The exact generator is different for Sudoku, Kakuro, Hitori, Hashi, Akari, Nonogram and the other puzzle types, because each puzzle has its own rules. The common idea is to separate creation from checking: the page should not simply trust a generated board because it looks plausible.

Some pages use a prepared bank of base puzzles and then add variety through safe transformations such as rotation or reflection. Others generate a fresh puzzle in the browser. In both cases, the puzzle should still respect the published rules and the difficulty selected by the player.

1

Build a candidate

The generator creates a board, clue set or puzzle layout for a chosen size and difficulty.

2

Check the rules

A solver or validator tests whether the board obeys the puzzle rules and can be completed.

3

Reject bad cases

Invalid, unsolved or multiple-solution puzzles are rejected for puzzle types that require one answer.

4

Show the puzzle

Only accepted puzzles are shown to players, with controls for checking, hints, solving or starting again where appropriate.

How difficulty labels are assigned

Difficulty labels are practical guides rather than mathematical promises.

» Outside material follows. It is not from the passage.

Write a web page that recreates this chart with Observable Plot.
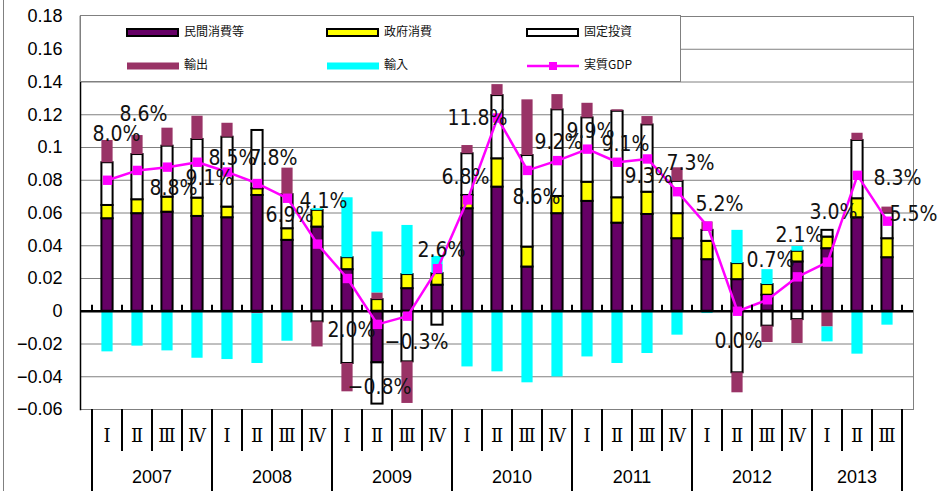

A puzzle can feel easier or harder depending on the solver, the device and the puzzle type. Still, the labels should be meaningful.

We use a mix of technical checks and play review. Depending on the puzzle, difficulty may be influenced by grid size, clue density, how constrained the early moves are, how much branching the solver sees, and which rule interactions are likely to appear.

  • Easy puzzles should have clear starting points.
  • Medium puzzles should require several linked deductions.
  • Hard puzzles can demand more scanning, delayed consequences or tighter constraints.
  • A larger grid is not automatically harder, but it often increases the amount a player must track.
  • If a difficulty label feels wrong after testing or player feedback, we can adjust the generator or the copy.

What Brian and Karan review

Brian Hamilton works mainly on the technical side of the site: puzzle generators, solvers, board behaviour, page performance, printable tools and the browser features that make the puzzles work across devices.

Karan Hamilton brings the player and family-game perspective. She reviews puzzle ideas, wording, instructions, page flow, printable usefulness and whether a game feels clear and fair enough to return to.

That split matters because a puzzle can be technically valid and still feel confusing. We want both: sound rules underneath and a page that explains itself well enough for a player to enjoy.

How to report a puzzle issue

If you find a puzzle that looks wrong, a solver result that seems off, a typo in a rule explanation or a control that behaves badly, please tell us through the contact page. The most useful reports include the page URL, puzzle type, selected size and difficulty, what happened, and what you expected to happen.

After a report, we try to reproduce the issue. If the problem is technical, Brian checks the generator, solver or page code. If the problem is wording, clarity or a confusing experience, Karan helps review the page from the player's side. When a correction is needed, we update the page, generator, solver, puzzle bank or explanation and republish the site.